Using AI to identify new worlds
Astrophysics Hub
Students from Highams Park School and Marina Ventikos
A research project conducted by Students from Highams Park Academy Trust, along with Orbyts Fellow Marina Ventikos from Mullard Space Science Laboratory, sought to demonstrate the significant utility of artificial intelligence in the ongoing search for exoplanets. Their approach involved a two-pronged strategy: an initial visual analysis of a dataset by the human research team, followed by the development and testing of a convolutional neural network on the identical dataset to ascertain its performance in identifying planetary signals. This project aimed to prove that AI could significantly assist humans in finding planets beyond our solar system!

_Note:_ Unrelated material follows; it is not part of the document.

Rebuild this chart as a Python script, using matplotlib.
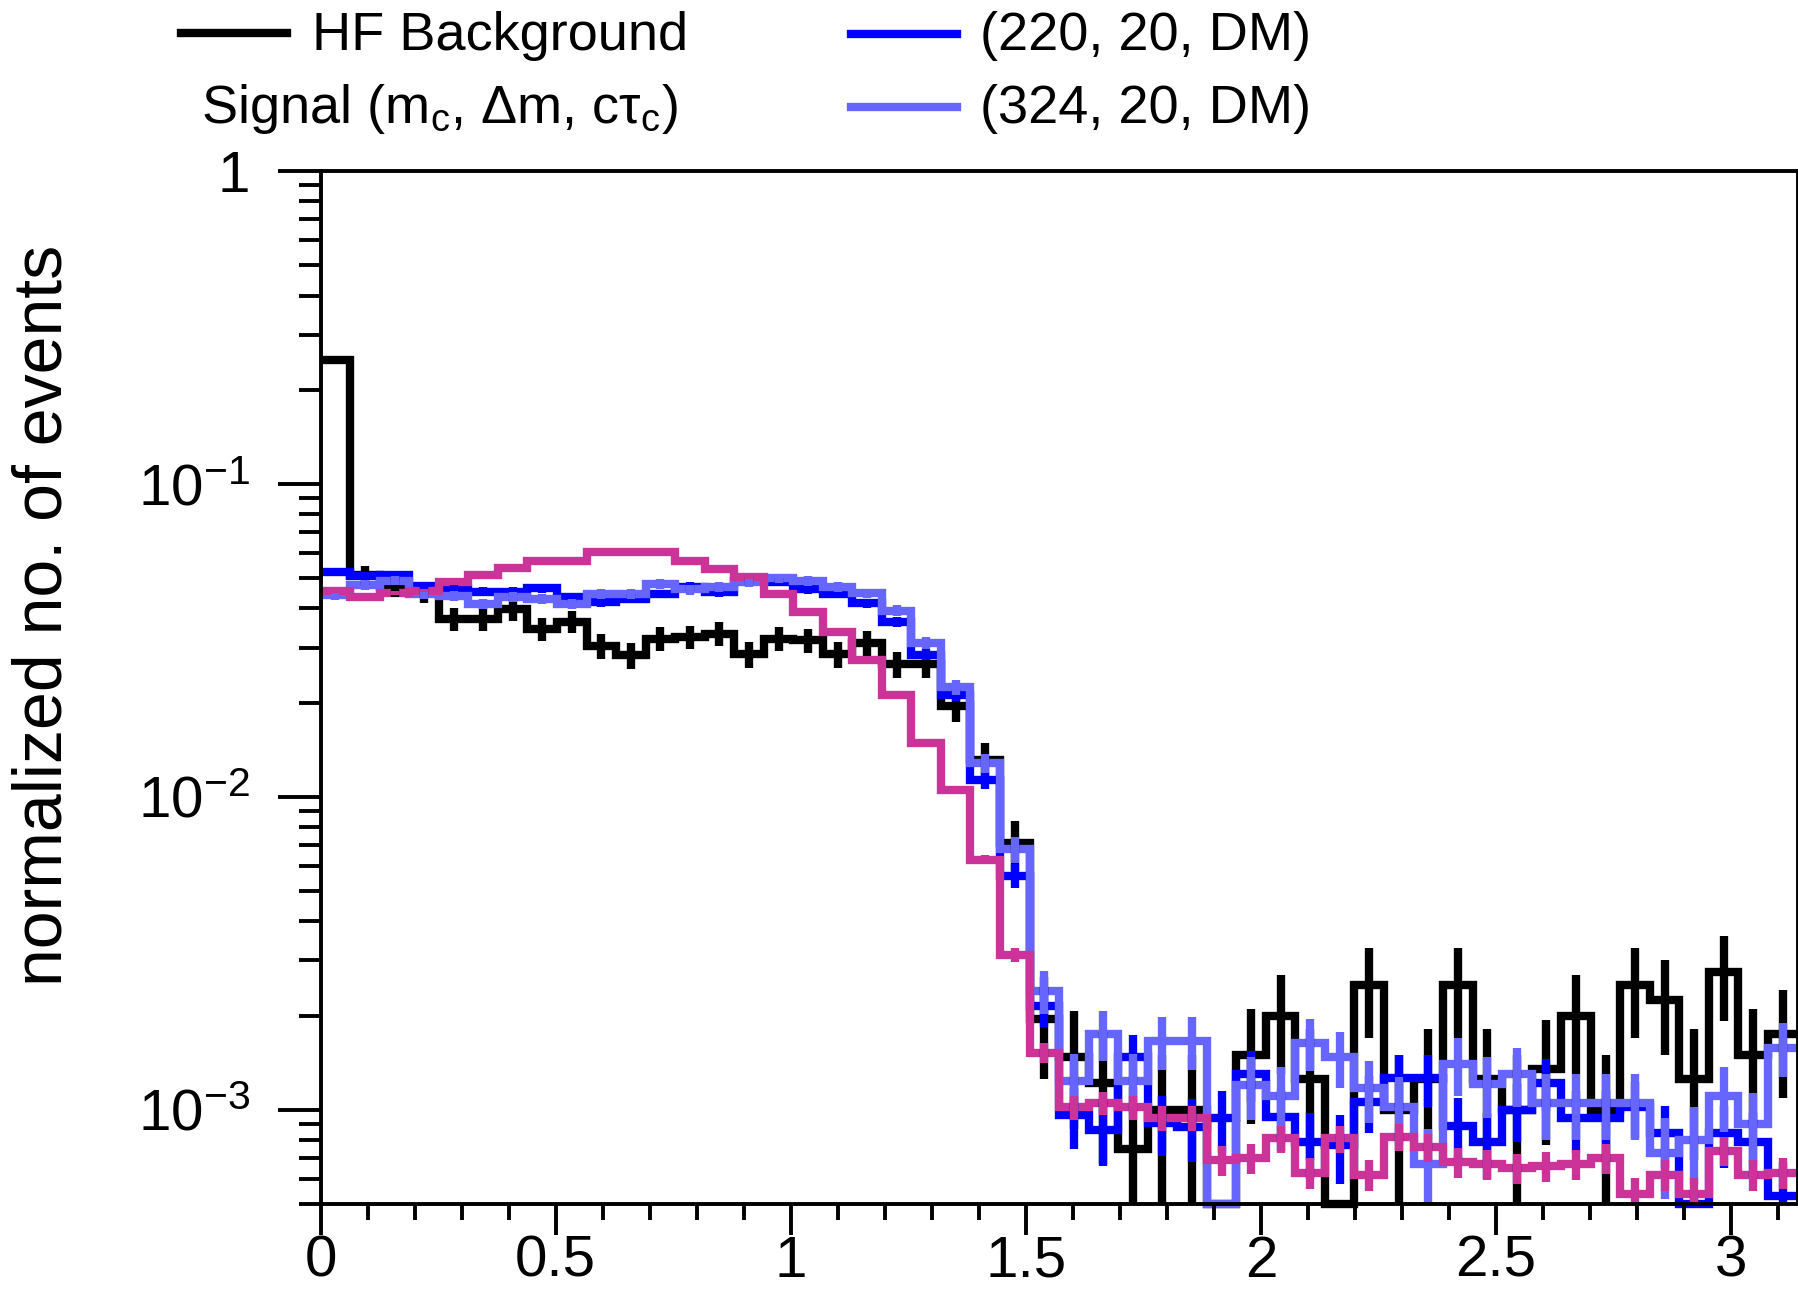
import numpy as np
import matplotlib.pyplot as plt
from matplotlib.lines import Line2D
from matplotlib.ticker import LogLocator, MultipleLocator, FixedLocator, FuncFormatter, NullFormatter

plt.rcParams['font.family'] = ['Liberation Sans', 'DejaVu Sans']
plt.rcParams['mathtext.fontset'] = 'custom'
plt.rcParams['mathtext.rm'] = 'Liberation Sans'
plt.rcParams['mathtext.it'] = 'Liberation Sans'
plt.rcParams['mathtext.default'] = 'regular'

##########
# BINNING #
##########
x_lo, x_hi, n_bins = 0.0, np.pi, 50
y_lo, y_hi = 5e-4, 1.0

x_ticks = [0, 0.5, 1, 1.5, 2, 2.5, 3]
x_tick_labels = ['0', '0.5', '1', '1.5', '2', '2.5', '3']

# HF BACKGROUND (BIN CONTENTS + ERRORS)
bkg_vals = [0.249, 0.051, 0.047, 0.045, 0.037, 0.037, 0.0397, 0.0344, 0.0363, 0.0304,
            0.0283, 0.032, 0.0324, 0.0332, 0.0286, 0.032, 0.0316, 0.0286, 0.031, 0.0265,
            0.0265, 0.0195, 0.0131, 0.0071, 0.00195, 0.00147, 0.00122, 0.00075, 0.001, 0.001,
            0.0, 0.0015, 0.002, 0.00125, 0.0, 0.0025, 0.001, 0.00125, 0.0025, 0.00125,
            0.001, 0.00135, 0.002, 0.001, 0.0025, 0.00225, 0.00125, 0.00275, 0.0015, 0.00175]
bkg_errs = [0.0079, 0.0036, 0.0034, 0.0034, 0.003, 0.003, 0.0031, 0.0029, 0.003, 0.0028,
            0.0027, 0.0028, 0.0028, 0.0029, 0.0027, 0.0028, 0.0028, 0.0027, 0.0028, 0.0026,
            0.0026, 0.0022, 0.0018, 0.0013, 0.0007, 0.0006, 0.00055, 0.00043, 0.0005, 0.0005,
            0.0, 0.0006, 0.0007, 0.00056, 0.0, 0.0008, 0.0005, 0.00056, 0.0008, 0.00056,
            0.0005, 0.00058, 0.0007, 0.0005, 0.0008, 0.00075, 0.00056, 0.00083, 0.0006, 0.00066]

# SIGNAL (220, 20, DM)
sig220_vals = [0.0522, 0.0507, 0.051, 0.0473, 0.0462, 0.0453, 0.0453, 0.0464, 0.0435, 0.0419,
               0.043, 0.0445, 0.047, 0.045, 0.049, 0.0485, 0.046, 0.0445, 0.0416, 0.0362,
               0.0285, 0.0212, 0.0113, 0.0056, 0.00215, 0.00096, 0.00086, 0.00147, 0.00091, 0.00088,
               0.00094, 0.0013, 0.00095, 0.00079, 0.00077, 0.00106, 0.00126, 0.00126, 0.00089, 0.00079,
               0.001, 0.00122, 0.00094, 0.00094, 0.00102, 0.00084, 0.00045, 0.00084, 0.00079, 0.00053]
sig220_errs = [0.0015, 0.0015, 0.0015, 0.00146, 0.00144, 0.00143, 0.00143, 0.00144, 0.0014, 0.00137,
               0.00139, 0.00142, 0.00145, 0.00142, 0.00148, 0.00148, 0.00144, 0.00142, 0.00137, 0.00128,
               0.00113, 0.00098, 0.00071, 0.0005, 0.00031, 0.00021, 0.0002, 0.00026, 0.0002, 0.0002,
               0.00021, 0.00024, 0.00021, 0.00019, 0.00019, 0.00022, 0.00024, 0.00024, 0.0002, 0.00019,
               0.00021, 0.00023, 0.00021, 0.00021, 0.00021, 0.00019, 0.0001, 0.00019, 0.00019, 0.00015]

# SIGNAL (324, 20, DM)
sig324_vals = [0.0442, 0.0475, 0.0491, 0.0446, 0.044, 0.0414, 0.0435, 0.043, 0.0414, 0.0446,
               0.0445, 0.048, 0.046, 0.047, 0.0485, 0.05, 0.049, 0.047, 0.0447, 0.0394,
               0.031, 0.0224, 0.0128, 0.0068, 0.0024, 0.00124, 0.00175, 0.00124, 0.00166, 0.00166,
               0.0, 0.0012, 0.00111, 0.00164, 0.00147, 0.00117, 0.00102, 0.00067, 0.0014, 0.00121,
               0.0013, 0.00105, 0.00105, 0.00105, 0.00105, 0.00073, 0.0008, 0.00111, 0.0009, 0.00158]
sig324_errs = [0.0016, 0.0017, 0.0017, 0.0016, 0.0016, 0.0016, 0.0016, 0.0016, 0.0016, 0.0016,
               0.0016, 0.0017, 0.0017, 0.0017, 0.0017, 0.0017, 0.0017, 0.0017, 0.0016, 0.0015,
               0.0014, 0.0012, 0.0009, 0.00064, 0.00038, 0.00027, 0.00032, 0.00027, 0.00032, 0.00032,
               0.0, 0.00027, 0.00026, 0.00031, 0.0003, 0.00026, 0.00025, 0.0002, 0.00029, 0.00027,
               0.00028, 0.00025, 0.00025, 0.00025, 0.00025, 0.00021, 0.00022, 0.00026, 0.00023, 0.00031]

# THIRD SIGNAL POINT (NO LEGEND ENTRY)
sig3_vals = [0.0454, 0.0435, 0.0448, 0.0456, 0.0485, 0.0512, 0.0538, 0.0569, 0.0569, 0.0605,
             0.0605, 0.0605, 0.0569, 0.0535, 0.0503, 0.0445, 0.0389, 0.0336, 0.0273, 0.0212,
             0.0149, 0.0105, 0.0063, 0.00312, 0.00152, 0.00102, 0.00105, 0.00102, 0.00094, 0.00094,
             0.00069, 0.0007, 0.00081, 0.00063, 0.00081, 0.00062, 0.00082, 0.00076, 0.00068, 0.00067,
             0.00065, 0.00066, 0.00067, 0.0007, 0.00054, 0.00062, 0.00054, 0.00074, 0.00062, 0.00063]
sig3_errs = [0.0006, 0.0006, 0.0006, 0.0006, 0.00062, 0.00064, 0.00066, 0.00067, 0.00067, 0.0007,
             0.0007, 0.0007, 0.00067, 0.00065, 0.00063, 0.0006, 0.00056, 0.00052, 0.00047, 0.00041,
             0.00035, 0.00029, 0.00022, 0.00016, 0.00011, 0.00009, 0.00009, 0.00009, 0.000087, 0.000087,
             0.000074, 0.000075, 0.00008, 0.000071, 0.00008, 0.00007, 0.00008, 0.000078, 0.000074, 0.000073,
             0.000072, 0.000073, 0.000073, 0.000075, 0.000066, 0.00007, 0.000066, 0.000077, 0.00007, 0.000071]

edges = np.linspace(x_lo, x_hi, n_bins + 1)
centers = 0.5 * (edges[:-1] + edges[1:])

LW = 6.0      # histogram / error bar width
AX_LW = 2.8   # frame and tick width


def draw_hist(ax, vals, errs, color):
    """Step histogram with vertical error bars, empty bins pinned to the frame bottom."""
    vals = np.asarray(vals, dtype=float)
    errs = np.asarray(errs, dtype=float)
    ax.stairs(np.clip(vals, y_lo, None), edges, baseline=None, color=color, lw=LW,
              clip_on=False, joinstyle='miter')
    lo = np.clip(vals - errs, y_lo, None)
    hi = vals + errs
    ok = (errs > 0) & (hi > y_lo)
    ax.vlines(centers[ok], lo[ok], hi[ok], color=color, lw=LW, clip_on=False, capstyle='butt')


W, H = 1798, 1289
fig = plt.figure(figsize=(W / 100, H / 100), dpi=100)
ax = fig.add_axes([320.7 / W, (H - 1204) / H, (1797.5 - 320.7) / W, (1204 - 171) / H])

draw_hist(ax, bkg_vals, bkg_errs, '#000000')
draw_hist(ax, sig220_vals, sig220_errs, '#0000ff')
draw_hist(ax, sig324_vals, sig324_errs, '#6666ff')
draw_hist(ax, sig3_vals, sig3_errs, '#cc3399')

ax.set_xlim(x_lo, x_hi)
ax.set_yscale('log')
ax.set_ylim(y_lo, y_hi)

# AXES + TICKS
for sp in ax.spines.values():
    sp.set_linewidth(AX_LW)

ax.xaxis.set_major_locator(FixedLocator(x_ticks))
ax.set_xticklabels(x_tick_labels)
ax.xaxis.set_minor_locator(MultipleLocator(0.1))

ax.yaxis.set_major_locator(LogLocator(base=10, numticks=10))
ax.yaxis.set_minor_locator(LogLocator(base=10, subs=np.arange(2, 10), numticks=10))
ax.yaxis.set_major_formatter(FuncFormatter(
    lambda v, pos: '1' if np.isclose(v, 1) else r'$10^{%d}$' % round(np.log10(v))))
ax.yaxis.set_minor_formatter(NullFormatter())

ax.tick_params(axis='x', which='major', direction='out', length=22, width=AX_LW,
               labelsize=42, pad=0)
ax.tick_params(axis='x', which='minor', direction='out', length=11.5, width=AX_LW)
ax.tick_params(axis='y', which='major', direction='out', length=31, width=AX_LW,
               labelsize=42, pad=20)
ax.tick_params(axis='y', which='minor', direction='out', length=16, width=AX_LW)
ax.tick_params(top=False, right=False)

fig.text(44 / W, 1 - 615 / H, 'normalized no. of events', rotation=90,
         ha='center', va='center', fontsize=49)

# LEGEND (DRAWN BY HAND ABOVE THE FRAME)
fig.add_artist(Line2D([181 / W, 287 / W], [1 - 33 / H] * 2, color='#000000', lw=LW))
fig.add_artist(Line2D([851 / W, 957 / W], [1 - 34 / H] * 2, color='#0000ff', lw=LW))
fig.add_artist(Line2D([851 / W, 957 / W], [1 - 107 / H] * 2, color='#6666ff', lw=LW))

fig.text(312 / W, 1 - 50 / H, 'HF Background', ha='left', va='baseline', fontsize=39)
fig.text(201 / W, 1 - 123 / H, r'Signal (m$_{c}$, Δm, cτ$_{c}$)', ha='left', va='baseline',
         fontsize=39)
fig.text(980 / W, 1 - 50 / H, '(220, 20, DM)', ha='left', va='baseline', fontsize=39)
fig.text(980 / W, 1 - 123 / H, '(324, 20, DM)', ha='left', va='baseline', fontsize=39)

fig.savefig('out.png', dpi=100)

This AI was trained using a dataset of 396 light curves, containing labelled examples of three classifications: Exoplanet, Eclipsing Binary, and Star. They chose to create and develop a convolutional neural network, passing inputs through a series of layers to learn features and make decisions, with the best-performing model consisting of three convolutional layers with max-pooling and three fully-connected layers. The testing dataset subsequently comprised 99 light curves, with an equal distribution of 33 light curves for each classification.
The results compellingly illustrate the AI's superior capability in exoplanet detection, notably outperforming the human researchers. The human team successfully identified 18 out of 33 exoplanets within the testing dataset, achieving an overall accuracy of 66%. Their performance is further detailed in a confusion matrix, comparing true labels to predicted labels for exoplanets, eclipsing binaries, and stars.

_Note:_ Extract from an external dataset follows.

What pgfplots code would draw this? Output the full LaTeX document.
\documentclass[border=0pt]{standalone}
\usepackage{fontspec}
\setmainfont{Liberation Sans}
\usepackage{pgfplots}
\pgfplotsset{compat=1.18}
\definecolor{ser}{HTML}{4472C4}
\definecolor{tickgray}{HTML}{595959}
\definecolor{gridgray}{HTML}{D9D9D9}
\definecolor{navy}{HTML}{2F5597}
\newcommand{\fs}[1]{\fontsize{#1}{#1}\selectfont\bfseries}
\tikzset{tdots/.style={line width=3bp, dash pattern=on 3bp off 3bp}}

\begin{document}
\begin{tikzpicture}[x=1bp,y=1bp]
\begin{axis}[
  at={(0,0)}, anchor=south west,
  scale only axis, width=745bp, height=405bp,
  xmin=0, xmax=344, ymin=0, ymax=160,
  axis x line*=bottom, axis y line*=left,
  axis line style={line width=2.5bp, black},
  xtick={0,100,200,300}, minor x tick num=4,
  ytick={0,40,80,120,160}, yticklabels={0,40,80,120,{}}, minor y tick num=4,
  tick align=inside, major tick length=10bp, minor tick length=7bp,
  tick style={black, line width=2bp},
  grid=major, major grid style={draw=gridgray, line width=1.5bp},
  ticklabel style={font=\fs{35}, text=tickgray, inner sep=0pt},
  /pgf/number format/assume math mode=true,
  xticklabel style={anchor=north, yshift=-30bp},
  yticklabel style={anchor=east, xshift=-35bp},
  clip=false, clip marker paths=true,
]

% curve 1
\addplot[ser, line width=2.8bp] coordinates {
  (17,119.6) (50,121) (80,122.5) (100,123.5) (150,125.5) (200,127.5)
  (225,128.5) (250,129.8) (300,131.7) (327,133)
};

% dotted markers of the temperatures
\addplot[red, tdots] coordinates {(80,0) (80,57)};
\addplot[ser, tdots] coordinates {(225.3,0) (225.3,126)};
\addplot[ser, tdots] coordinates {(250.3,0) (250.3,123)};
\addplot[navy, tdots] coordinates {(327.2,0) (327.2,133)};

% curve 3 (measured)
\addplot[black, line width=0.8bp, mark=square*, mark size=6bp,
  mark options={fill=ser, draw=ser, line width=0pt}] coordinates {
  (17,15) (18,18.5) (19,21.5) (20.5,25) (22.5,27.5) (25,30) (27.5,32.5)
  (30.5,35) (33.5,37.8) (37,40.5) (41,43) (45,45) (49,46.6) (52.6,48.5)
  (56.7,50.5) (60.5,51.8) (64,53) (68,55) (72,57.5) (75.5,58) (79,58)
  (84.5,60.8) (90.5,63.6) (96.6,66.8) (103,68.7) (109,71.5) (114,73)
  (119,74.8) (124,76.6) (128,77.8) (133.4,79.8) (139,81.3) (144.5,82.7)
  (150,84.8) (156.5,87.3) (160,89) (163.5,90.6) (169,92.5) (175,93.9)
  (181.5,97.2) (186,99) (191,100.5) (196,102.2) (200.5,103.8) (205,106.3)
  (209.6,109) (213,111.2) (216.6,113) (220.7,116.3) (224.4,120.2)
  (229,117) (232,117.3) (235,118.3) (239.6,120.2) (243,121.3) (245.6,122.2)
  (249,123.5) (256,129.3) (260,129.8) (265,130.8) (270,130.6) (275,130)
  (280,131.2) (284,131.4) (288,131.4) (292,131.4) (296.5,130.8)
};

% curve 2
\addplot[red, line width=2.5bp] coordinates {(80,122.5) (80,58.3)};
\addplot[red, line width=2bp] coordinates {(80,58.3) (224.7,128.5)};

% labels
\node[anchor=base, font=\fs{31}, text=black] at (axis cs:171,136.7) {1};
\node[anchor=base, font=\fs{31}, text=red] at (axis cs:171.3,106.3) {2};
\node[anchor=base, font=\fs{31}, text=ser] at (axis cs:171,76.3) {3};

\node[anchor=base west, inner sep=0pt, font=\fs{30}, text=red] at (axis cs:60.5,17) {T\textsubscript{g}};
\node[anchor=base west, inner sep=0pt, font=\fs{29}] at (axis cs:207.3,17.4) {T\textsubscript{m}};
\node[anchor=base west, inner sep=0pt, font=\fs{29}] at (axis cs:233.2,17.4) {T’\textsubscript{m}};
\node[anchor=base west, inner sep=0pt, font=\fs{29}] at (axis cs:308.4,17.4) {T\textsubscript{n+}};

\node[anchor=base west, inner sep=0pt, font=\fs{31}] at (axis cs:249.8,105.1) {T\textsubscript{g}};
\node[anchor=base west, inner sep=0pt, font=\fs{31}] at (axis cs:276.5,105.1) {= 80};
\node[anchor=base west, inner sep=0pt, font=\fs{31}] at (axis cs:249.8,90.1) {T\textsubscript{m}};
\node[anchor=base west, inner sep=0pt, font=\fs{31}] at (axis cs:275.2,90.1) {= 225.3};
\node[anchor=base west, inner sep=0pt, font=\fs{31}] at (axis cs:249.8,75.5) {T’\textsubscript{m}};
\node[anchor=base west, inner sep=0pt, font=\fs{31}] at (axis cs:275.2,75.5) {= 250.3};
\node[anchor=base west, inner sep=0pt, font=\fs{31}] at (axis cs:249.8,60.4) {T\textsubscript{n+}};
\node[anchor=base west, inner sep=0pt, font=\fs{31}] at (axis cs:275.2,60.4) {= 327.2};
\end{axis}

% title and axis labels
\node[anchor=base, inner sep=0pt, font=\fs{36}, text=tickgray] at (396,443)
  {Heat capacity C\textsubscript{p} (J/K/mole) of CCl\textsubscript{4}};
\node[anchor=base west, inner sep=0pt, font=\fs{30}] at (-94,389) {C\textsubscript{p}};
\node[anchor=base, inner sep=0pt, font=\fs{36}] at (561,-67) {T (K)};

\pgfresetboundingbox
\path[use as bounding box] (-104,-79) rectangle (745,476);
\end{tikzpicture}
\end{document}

In stark contrast, the developed AI system accurately recovered 30 out of the 33 exoplanets, demonstrating a notable overall accuracy of 89%. The AI's confusion matrix and metrics also show higher precision, recall, and f1-scores across all classifications compared to human results, confirming its enhanced ability to correctly classify light curves. This data-driven evidence strongly supports the conclusion that artificial intelligence can substantially aid human efforts in the challenging quest for exoplanets!